É fruto e ressonância do trabalho sob condição desumana, como dor e atribulação, e também resultado do labor artístico original, ínsito, talentoso, que possibilitou a finalização de uma obra arquitetônica, religiosa, social e econômica. Percebe-se a engenhosidade negra na elaboração de um trilhar idôneo a proporcionar o trânsito entre as camadas sociais, com o escopo de ascender religiosa e socialmente, manter tradições culturais, penetrar, criar, agir, fabricar, construir, contemplar.

Não são desconhecidas as dificuldades de se atingir, hodiernamente, o desiderato simbolizado pela construção das duas torres da referida Igreja. Ainda se verifica a imprescindibilidade de traçar claramente um projeto de integração, promoção e de igualização dos negros, não apenas por meio da atuação talentosa das mãos pretas e artistas, com sacrifício do seu repouso em prol de um fim comum, coletivo.

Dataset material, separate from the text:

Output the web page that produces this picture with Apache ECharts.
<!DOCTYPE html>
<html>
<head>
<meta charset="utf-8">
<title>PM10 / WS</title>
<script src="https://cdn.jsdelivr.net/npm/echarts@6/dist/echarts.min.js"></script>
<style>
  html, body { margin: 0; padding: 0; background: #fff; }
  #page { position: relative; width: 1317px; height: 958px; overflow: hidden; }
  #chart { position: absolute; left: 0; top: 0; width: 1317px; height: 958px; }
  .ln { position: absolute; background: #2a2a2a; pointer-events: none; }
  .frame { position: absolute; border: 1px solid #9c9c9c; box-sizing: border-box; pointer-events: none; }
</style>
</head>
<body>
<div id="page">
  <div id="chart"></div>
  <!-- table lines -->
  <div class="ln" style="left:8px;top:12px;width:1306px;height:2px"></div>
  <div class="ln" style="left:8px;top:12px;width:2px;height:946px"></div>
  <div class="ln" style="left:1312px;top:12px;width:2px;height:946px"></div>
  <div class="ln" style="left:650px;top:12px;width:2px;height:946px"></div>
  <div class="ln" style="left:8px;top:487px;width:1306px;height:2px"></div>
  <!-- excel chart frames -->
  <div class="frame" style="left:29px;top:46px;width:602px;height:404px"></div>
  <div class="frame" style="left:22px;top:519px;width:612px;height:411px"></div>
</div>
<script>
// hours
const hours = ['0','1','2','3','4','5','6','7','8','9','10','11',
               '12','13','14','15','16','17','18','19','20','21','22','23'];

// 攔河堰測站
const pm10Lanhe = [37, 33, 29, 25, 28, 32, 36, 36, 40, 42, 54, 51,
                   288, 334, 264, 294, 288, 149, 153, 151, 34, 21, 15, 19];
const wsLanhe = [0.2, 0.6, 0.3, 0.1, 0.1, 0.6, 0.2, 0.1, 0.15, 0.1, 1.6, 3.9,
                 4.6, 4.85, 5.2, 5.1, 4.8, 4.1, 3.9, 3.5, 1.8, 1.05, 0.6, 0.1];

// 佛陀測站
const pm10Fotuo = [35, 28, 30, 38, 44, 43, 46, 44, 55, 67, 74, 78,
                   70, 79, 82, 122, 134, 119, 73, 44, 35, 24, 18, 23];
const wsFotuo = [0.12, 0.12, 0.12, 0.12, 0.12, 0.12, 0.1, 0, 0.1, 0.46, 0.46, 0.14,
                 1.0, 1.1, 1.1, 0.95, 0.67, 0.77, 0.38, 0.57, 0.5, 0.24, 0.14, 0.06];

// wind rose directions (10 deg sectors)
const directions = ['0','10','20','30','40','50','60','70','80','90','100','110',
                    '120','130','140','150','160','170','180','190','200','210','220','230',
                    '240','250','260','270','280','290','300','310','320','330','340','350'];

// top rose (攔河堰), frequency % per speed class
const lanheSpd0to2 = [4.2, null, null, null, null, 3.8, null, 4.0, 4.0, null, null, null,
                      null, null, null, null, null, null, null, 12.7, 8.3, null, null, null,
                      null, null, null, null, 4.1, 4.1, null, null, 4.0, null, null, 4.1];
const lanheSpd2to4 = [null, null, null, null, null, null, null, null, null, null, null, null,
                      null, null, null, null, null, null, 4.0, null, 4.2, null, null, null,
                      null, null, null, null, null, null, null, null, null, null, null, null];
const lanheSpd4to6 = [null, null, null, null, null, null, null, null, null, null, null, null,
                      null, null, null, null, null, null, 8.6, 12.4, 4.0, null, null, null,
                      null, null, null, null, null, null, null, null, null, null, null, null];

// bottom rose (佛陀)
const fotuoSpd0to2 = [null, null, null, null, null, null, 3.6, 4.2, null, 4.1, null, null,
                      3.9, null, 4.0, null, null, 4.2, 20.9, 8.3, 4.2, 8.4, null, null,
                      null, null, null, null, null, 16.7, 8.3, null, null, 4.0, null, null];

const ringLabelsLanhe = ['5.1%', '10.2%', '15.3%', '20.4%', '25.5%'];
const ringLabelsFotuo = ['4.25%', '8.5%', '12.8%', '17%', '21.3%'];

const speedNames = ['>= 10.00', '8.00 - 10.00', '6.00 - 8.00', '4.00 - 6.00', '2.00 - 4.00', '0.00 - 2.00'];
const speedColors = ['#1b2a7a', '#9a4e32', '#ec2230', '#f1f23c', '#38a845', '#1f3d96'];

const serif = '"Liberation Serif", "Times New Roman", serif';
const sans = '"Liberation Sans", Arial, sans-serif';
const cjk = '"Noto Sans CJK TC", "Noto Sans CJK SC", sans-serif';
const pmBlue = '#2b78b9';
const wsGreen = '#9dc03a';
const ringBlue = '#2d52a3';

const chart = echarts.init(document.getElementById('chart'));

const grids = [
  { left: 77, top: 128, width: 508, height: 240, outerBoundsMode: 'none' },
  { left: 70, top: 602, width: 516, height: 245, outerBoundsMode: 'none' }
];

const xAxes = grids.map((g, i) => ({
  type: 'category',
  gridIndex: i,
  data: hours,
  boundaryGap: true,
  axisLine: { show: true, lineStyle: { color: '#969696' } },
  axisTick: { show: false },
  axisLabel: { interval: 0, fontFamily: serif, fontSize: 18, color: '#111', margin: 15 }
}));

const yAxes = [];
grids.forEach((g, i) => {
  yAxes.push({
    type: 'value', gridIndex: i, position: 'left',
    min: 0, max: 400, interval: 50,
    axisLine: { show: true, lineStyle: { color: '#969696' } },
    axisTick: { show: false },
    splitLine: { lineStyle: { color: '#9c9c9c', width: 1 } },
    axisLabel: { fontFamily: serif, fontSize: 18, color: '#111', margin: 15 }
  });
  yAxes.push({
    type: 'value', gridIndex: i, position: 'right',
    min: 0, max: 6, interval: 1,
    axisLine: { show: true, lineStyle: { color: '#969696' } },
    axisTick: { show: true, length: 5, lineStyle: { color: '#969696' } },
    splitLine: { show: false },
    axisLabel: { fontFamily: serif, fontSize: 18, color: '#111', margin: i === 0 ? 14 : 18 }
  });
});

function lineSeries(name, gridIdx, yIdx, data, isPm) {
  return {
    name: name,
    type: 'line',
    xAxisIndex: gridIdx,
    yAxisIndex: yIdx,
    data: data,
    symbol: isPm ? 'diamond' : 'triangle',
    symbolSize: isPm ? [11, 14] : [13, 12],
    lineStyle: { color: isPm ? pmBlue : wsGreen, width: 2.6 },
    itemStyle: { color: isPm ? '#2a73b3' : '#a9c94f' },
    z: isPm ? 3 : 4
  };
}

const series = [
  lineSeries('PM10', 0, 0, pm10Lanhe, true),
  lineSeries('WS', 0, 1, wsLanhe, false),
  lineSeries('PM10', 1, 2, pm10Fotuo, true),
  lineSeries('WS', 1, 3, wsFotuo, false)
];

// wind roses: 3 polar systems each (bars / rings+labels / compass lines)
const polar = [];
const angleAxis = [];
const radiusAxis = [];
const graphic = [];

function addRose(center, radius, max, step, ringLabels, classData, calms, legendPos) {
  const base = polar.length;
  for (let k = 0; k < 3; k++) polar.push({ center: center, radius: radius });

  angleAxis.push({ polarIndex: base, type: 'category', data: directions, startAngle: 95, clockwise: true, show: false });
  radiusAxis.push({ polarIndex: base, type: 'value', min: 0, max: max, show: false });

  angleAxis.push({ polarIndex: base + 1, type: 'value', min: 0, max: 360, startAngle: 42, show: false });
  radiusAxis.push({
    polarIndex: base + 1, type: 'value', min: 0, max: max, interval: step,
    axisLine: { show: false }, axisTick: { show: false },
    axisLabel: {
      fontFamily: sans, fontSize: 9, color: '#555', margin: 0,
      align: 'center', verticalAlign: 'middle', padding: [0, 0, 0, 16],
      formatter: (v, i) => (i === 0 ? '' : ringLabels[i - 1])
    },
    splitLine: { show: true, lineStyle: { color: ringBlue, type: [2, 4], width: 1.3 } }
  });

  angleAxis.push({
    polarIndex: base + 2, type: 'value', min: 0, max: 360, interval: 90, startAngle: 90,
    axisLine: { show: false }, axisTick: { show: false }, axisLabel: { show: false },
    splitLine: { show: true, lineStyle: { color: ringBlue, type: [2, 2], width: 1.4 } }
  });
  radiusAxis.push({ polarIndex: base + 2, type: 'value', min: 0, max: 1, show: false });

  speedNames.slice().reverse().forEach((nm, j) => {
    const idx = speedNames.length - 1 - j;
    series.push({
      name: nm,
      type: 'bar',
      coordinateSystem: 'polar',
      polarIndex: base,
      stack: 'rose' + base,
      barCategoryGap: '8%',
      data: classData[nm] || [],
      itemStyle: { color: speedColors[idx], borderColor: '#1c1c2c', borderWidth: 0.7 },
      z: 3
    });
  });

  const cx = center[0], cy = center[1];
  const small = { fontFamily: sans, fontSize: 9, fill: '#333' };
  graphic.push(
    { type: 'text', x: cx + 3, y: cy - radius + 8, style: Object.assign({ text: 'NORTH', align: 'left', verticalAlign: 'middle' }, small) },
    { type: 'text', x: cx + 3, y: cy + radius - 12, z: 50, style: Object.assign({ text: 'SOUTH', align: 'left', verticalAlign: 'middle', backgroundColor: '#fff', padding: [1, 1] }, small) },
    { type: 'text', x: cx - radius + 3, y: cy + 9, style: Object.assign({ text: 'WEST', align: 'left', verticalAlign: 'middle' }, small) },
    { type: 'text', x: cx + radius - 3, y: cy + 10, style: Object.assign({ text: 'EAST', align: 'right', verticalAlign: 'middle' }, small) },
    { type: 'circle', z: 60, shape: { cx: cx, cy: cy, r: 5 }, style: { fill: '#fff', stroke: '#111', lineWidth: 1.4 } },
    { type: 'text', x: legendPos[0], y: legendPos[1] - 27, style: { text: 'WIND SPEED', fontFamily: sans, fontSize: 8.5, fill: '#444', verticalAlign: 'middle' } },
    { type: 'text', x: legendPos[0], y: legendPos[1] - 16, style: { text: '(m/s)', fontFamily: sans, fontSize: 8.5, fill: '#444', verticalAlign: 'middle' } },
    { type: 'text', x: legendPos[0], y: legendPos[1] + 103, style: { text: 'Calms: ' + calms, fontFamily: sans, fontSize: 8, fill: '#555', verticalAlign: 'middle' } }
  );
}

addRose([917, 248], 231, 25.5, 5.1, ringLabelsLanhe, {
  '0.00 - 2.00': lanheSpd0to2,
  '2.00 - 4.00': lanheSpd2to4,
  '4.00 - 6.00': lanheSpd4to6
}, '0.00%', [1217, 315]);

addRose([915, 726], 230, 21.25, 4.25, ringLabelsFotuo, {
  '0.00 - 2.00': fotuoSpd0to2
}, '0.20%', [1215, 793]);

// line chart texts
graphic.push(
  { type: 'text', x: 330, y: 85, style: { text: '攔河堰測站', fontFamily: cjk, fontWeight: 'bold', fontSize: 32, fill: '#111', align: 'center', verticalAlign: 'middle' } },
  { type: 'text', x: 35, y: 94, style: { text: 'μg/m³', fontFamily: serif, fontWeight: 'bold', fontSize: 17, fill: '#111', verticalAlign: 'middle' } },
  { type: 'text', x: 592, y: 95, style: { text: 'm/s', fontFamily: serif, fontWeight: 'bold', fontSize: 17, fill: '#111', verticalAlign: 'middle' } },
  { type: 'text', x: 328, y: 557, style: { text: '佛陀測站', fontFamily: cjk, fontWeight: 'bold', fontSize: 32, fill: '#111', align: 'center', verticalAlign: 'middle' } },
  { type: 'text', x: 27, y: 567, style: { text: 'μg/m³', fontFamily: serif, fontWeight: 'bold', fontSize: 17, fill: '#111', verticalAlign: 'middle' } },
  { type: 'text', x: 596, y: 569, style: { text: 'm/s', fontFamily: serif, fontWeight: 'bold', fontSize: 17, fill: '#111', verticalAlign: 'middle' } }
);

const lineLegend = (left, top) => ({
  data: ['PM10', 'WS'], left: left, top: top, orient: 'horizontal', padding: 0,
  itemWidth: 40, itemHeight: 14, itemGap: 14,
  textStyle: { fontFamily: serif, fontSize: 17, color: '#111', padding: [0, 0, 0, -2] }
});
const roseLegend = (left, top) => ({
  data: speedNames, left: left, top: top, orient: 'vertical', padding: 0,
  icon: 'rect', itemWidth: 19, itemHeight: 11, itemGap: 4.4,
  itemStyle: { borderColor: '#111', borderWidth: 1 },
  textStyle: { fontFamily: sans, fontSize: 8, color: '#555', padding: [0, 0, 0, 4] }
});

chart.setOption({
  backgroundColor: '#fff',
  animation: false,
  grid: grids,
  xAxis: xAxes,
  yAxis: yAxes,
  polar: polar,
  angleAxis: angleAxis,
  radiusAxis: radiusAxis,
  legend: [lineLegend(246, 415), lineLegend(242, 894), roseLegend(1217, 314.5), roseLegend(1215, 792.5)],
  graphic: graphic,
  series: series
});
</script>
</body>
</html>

São requisitadas, hoje, inúmeras mãos, com a diversidade necessária para mitigar e eliminar o processo de produção do racismo na convivência social, a fim de superar a postura, definida por Frantz Fanon em Pele Negra, Máscaras Brancas, de “enclausurar-se na Torre substancializada do passado”. Tal superação é essencial para a construção de novas torres que demonstrem a força, a capacidade de organização e o sustento econômico dos negros, baseados em laços de solidariedade, imprescindível para um futuro antirracista.

As reflexões abordadas neste texto foram inspiradas por artigo sobre direito e artes plásticas publicado pelos autores na obra Pluralidades do Sentir: Artes Plásticas, Dança e Teatro no Direito Brasileiro, organizada por Ezilda Melo e Marco Aurélio Serau Junior.